I get tickled -- they attack her on health care. You might be interested to know that even though our health care plan didn't pass in '94, it got further than Richard Nixon's health care plan, further than Lyndon Johnson's health care plan -- I mean, Jimmy Carter's health care plan -- and further than Harry Truman's health care plan. And the same people that attacked Harry Truman attacked Hillary and me, with the same results in the next congressional election.

But after a while, people decided he was right -- and they'll decide we're right, too. It would be a better country if every working family could afford health insurance. And we've made a lot of progress. We're insuring over 2 million kids now. We have a law on the books that will allow five to get health insurance.

One of the things that went in her health care plan was a strong patients' bill of rights. One of the reasons the health insurance companies campaigned against it was because there was a strong patients' bill of rights in it. And, now, 70-something percent of the American people want a strong patients' bill of rights because they've been, or they know someone who's been on the receiving end of a medical decision being made by somebody other than a medical professional.

So these are big, big issues here. The country is in great shape. We're doing right. If everybody is serious about what the choice is, I feel wonderful about what's going to happen, in the presidential race, the Senate races, the House races.

I want to say one other thing, since I'm in Pennsylvania. We're trying to win -- if we just win six or seven House seats, the Democrats will win back the House. And we probably will, and then a few. But what you should know is, today, if Mr. Corzine wins in New Jersey -- and I believe he will -- and Hillary wins -- and we will have two Senate seats that are in some question, one in Nevada, where we're still behind, but we have a chance; one in Virginia, where Chuck Robb is running against the former governor, and I believe with all my heart Senator Robb is going to win because he's one of the bravest people I've ever known in public life -- he's got more courage than is good for him sometimes, given his state.

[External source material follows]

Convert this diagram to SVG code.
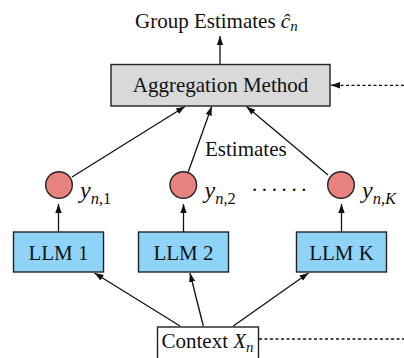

But those are the only two seats we have in play. We are 11 points ahead in Florida for a Republican seat. Almost 10 points ahead in Delaware for a Republican seat. We are 25 points ahead in Georgia for a seat previously held by a Republican. We are ahead today, only five days after the Minnesota primary, for a seat held by a Republican. One of the two candidates for the Democratic nomination in Florida -- I mean, in Washington state, is already ahead of the incumbent Republican senator and the other one is nearly ahead. We are even, to a little ahead, in Missouri. We are within five points in Michigan, where our candidate is fabulous, but has been badly out-spent and if she can get back up and go all the way, she'll be fine. And I believe we can do right well here if our candidate had enough money.

So it's something I want you to think about because the future of the Supreme Court is at stake, the future of all these policies is at stake. And I can tell you, every single Senate seat really does matter. As President, I know. I mean every single one of them has an enormous impact on the way Americans live and the framework within which we build our future.

So that's it. If you can help Hillary with some more of these contributions, if you know anybody that hasn't made one, may be willing to make a modest contribution to her campaign, it could make a big difference to her. Because remember, in New York, it's the Democratic Party against the Republican Party, Hillary against her Republican opponent, and then they have 32 other committees, bringing pleasant messages -- (laughter) -- of every conceivable stripe.

She'll do just fine with it. She showed last week she could take a punch. And she can take a lot of them. But she needs to have something to respond, and if you can help, I'll be profoundly grateful.

Thanks again for everything you've done for Hillary. (Applause.)